La soprano arménienne est véritablement une grande Desdémone. Avec un impact aussi large qu'Ermonela Jaho, elle fait entendre pourtant, en première partie, un vibrato prononcé, ce qui rend son duo d'amour moins onctueux.
Mais par la suite, sa stature est bien celle d'une femme forte et blessée, et la variété des sentiments colorés de tendresse et de noirceur renvoie l'image d'une femme d'une grande maturité, qui semble avoir dépassé le stade des pleurs pour se réveiller torturée dans l'âme.
Spectaculaire lutte avec Otello à l'acte III, noblesse des incantations - l'Elisabeth de 'Don Carlo' n'est plus très loin -, elle est à tomber à genoux au moment où elle chante seule 'la chanson du saule', avant de se livrer à une prière magnifique et chargée de peines.

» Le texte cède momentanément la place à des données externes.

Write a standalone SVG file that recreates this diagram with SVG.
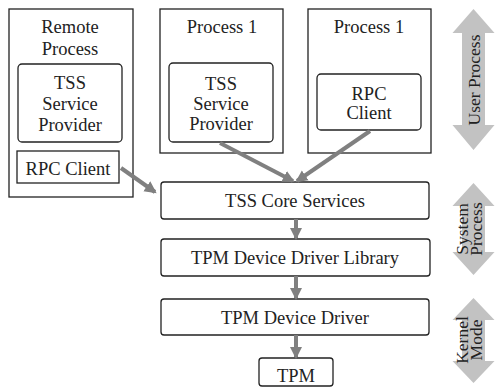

Si elle est aussi fortement touchée au salut final, elle le doit à son engagement qui a atteint un public conquis par un tel sens du tragique.
Alfred Kim, lui, a la puissance que l'on attend d'Otello, mais pas toutes les nuances. Timbre monolithe et gris, tension hystérique, le Maure apparaît d'emblée vidé de son âme et confiné à un vide misérabiliste.
Acteur de la folie il est, et c'est pourquoi le lamento qu'il verse après avoir violemment accusé Desdémone est si saisissant.
Cette façon de chanter trop froide et peu orthodoxe ne nuit cependant pas trop à son incarnation, car elle s'inscrit dans un vérisme qui peut s'accepter dans une mise en scène où tout est d'avance décrépit.
Et Angel Odena, en Iago, est encore plus vériste, ce qui fait son effet mais lasse vite, alors que Xavier Moreno ne rend pas plus de brillance à Cassio.
Belle tenue de Gemma Coma-Alabert, en Emilia, qui se montre, dans la scène finale, vaillante face à la rage d'Otello.